Eram cinco horas de uma transparente e aprazível tarde, naquele 29 de fevereiro. Ademais, havia naquele dia um motivo a mais a ser comemorado. O recém-nomeado pároco de São Pedro (o padre Dídimo Pereira do Amaral, da congregação salesiana) comemorava seus 18 anos de idade. Isso mesmo, 18 anos, pois ele nasceu no dia 29 de fevereiro, e, portanto, comemora seus aniversários de quatro em quatro anos.
Uma aragem fresca fechava aquele dia calorento de um sol causticante. Subiam lentamente a encosta homens e mulheres. Feições contritas e devotas, passaram entre as múltiplas touceiras de flores coloridas e singelas, no chão batido onde era o cemitério. Tinha-se a impressão de que cada ramada de flores enfeitava um antigo morador. Postaram-se diante da porta da branca capelinha. Os bancos eram toscas peças de madeira roliças, emparelhadas duas a duas, sem encosto, com pés roliços fincadas no chão, formando uma espécie de quadrado. Uma singela mesa improvisava o altar, com sua toalha branca e um círio aceso tremulando à aragem da tarde. Lá dentro, paredes brancas, apenas o São Miguel, que de seu pequeno trono na parede, ao fundo, parecia acolher o padre, seus fiéis, dois visitantes e um cão.

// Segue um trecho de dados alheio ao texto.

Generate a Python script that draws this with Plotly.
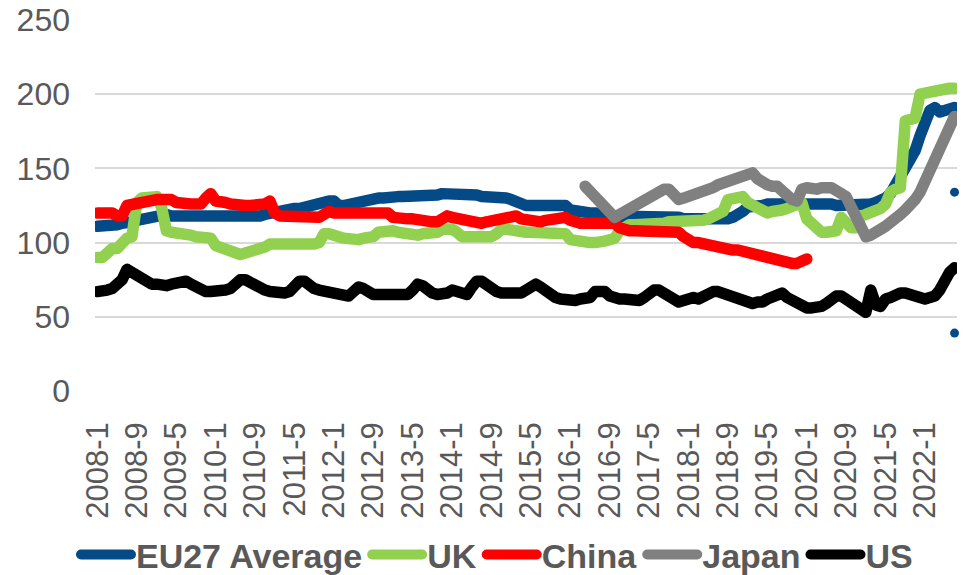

Emocionado com aquela cena, misto de bucólica e sagrada, passei a observar o céu, as montanhas, o sol que ia dourando os topos das montanhas, as pessoas, o silêncio absoluto, os 13 homens presentes, com seus toscos chapéus na mão, faces enrugadas e mãos enrijecidas e grosseiras pelas lides diárias na roça, as vozes afinadas e bonitas das mulheres, que pareciam ecoar nas paragens entre as montanhas, o cão negro, assentado mais cima, ora olhava os presentes, ora fitava absorto o infinito, tal como eu.
A cerimônia da Missa prosseguia, aconchegante e devota. Uma criancinha de seus 8 ou 9 meses, mudava mansamente de colo em colo das 14 mulheres presentes. A leitura do texto bíblico e o singelo sermão do padre Dídimo eram um convite à meditação, ao som do silêncio e da brisa daquele entardecer. No momento da consagração, a hóstia foi calmamente alevantada para os fiéis e para a natureza que a circundava. Cenário de respeito e devoção. Homens e mulheres se apresentaram para a simbólica partilha do pão e do vinho. Confesso que poucas vezes na vida presenciei uma cena e uma ceia como aquela.
Essa era, a meu ver, a verdadeira cena de celebração da eucaristia, pelos membros daquela pequena comunidade rural, reunidos a cada dia 29 de cada mês, sob as bênçãos do Arcanjo São Miguel e Almas.
Dada a bênção final pelo celebrante, ecoou, festivo, o canto do parabéns para o aniversariante.
Antes de se dispersarem, todos os presentes vieram, educada e respeitosamente, apertar as mãos dos dois visitantes, vindos de Belo Horizonte para comemorar o aniversário do seu amigo e colega de seminário. Naquela hora, naquele lugar, naquele cenário respeitoso e encantador, não haveria melhor lugar para aquela comemoração. Descemos. O sol acabava de se esconder. Um dia voltarei a visitar o São Miguel e Almas, na solidão de sua capelinha, prometi para mim mesmo.